Anyway, among Nancy Poe’s famous relatives was Aaron Poe, the ‘celebrated indian fighter’. It took the longest time before I decided to try a variation on the name to realize that the historian got the name wrong; he meant AndrewPoe. Andrew was a celebrated indian fighter in the Ohio valley area, and ended up having another son who also became a famous indian fighter. Whether Andrew and Nancy were related to that other famous Poe, Edgar Allen, is difficult to say; their ancestors all came from England about the same time. Cousins, let’s make them cousins. Heck, yeah that works. History doesn’t have to be factual, only interesting. You wait, and I’ll work Jesse James into this, too.

There’s an interesting story behind the Goodspeed histories. Goodspeed was a small publishing house in the 1800’s that published complete histories of several midwestern and southern counties. I find the one from Newton county to be enormously entertaining. For instance, from the “crime” section:

Horace Tongue, who shot and killed Samuel Rice, at Neosho, in the Spring of 1856, was tried, but acquitted, as the murdered man interfered in his family.

Reece Crabtree was wounded near Pilot Grove by Confederates, but while en route to Neosho, died. Immediately after, bushwhackers arrived to kill him outright, but, finding him dead, departed.

John C. Moss, who resided five miles south of Joplin, believed himself to be Christ in the summer of 1881, and was placed in jail by Sherriff McElhaney. At the time Hall, another insane man confined there, hearing the yells of Moss, said to the latter: “Get up from there and stop your howlin’; I believe you are crazy anyhow.” It was this Hall, on being led to a spring, would play in the water like a duck.

A dead body, supposed to be that of Jesse James, was found by miners eight miles south of Joplin, in November, 1879.

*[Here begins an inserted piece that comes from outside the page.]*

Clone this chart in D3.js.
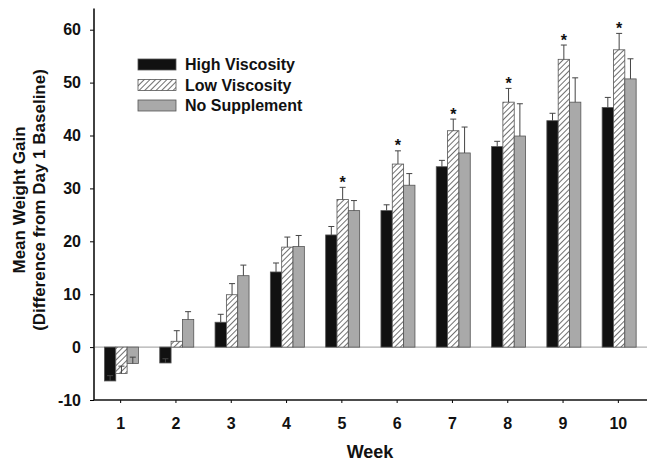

The same time Lacey Smith killed Polk Grimes, the James gang were riding the lands of Missouri robbing banks and avenging the Confederacy; joining with other so-called Bushwhackers–former confederate soldiers unhappy at the outcome of the war. Missouri probably has more caves than almost any where else, and every one of them harbored a bushwhacker at some point. But that leads us back to the day when Lacey Smith shot and killed Polk Grimes.

Polk was only 25 and Smith not much older, but why the one shot another I don’t know. When I go to Columbus and look through the old newspaper archives, maybe I’ll find out the whys and wherefores. “Lacey Smith killed Polk Grimes for messin’ with his family”, or some such thing. The Grimes served in the Confederacy, and some say that Newton county had its own civil war; that brother killing brother wasn’t so far off. Maybe Smith was a Union sympathizer but if so, he should have been the dead one because there was no sympathy for the Union in Jollification–after all, they did burn down the town. Not the Mill, though.

On February 10, ten days after Lacey Smith shot and killed James P. “Polk” Grimes, the Neosho Times reported that Smith was tried and committed for action by the grand jury by one Wolcott and Smith Esquire, (we’re assuming no relation to the accused). Two guards were assigned to take him to Neosho, but between Jolly and Neosho, all three disappeared. Several days later, the papers the guards were carrying showed up, folded neat as a pin and laid on the porch of Grave’s & Co, a store co-operative in Neosho.

You see now? It was interesting to read about the three going missing, but people go missing all the time and back in those days and in that area, a lot of people went missing and died, or just plain died. But it was the papers, folded up and left on the store’s porch–now that just catches at you.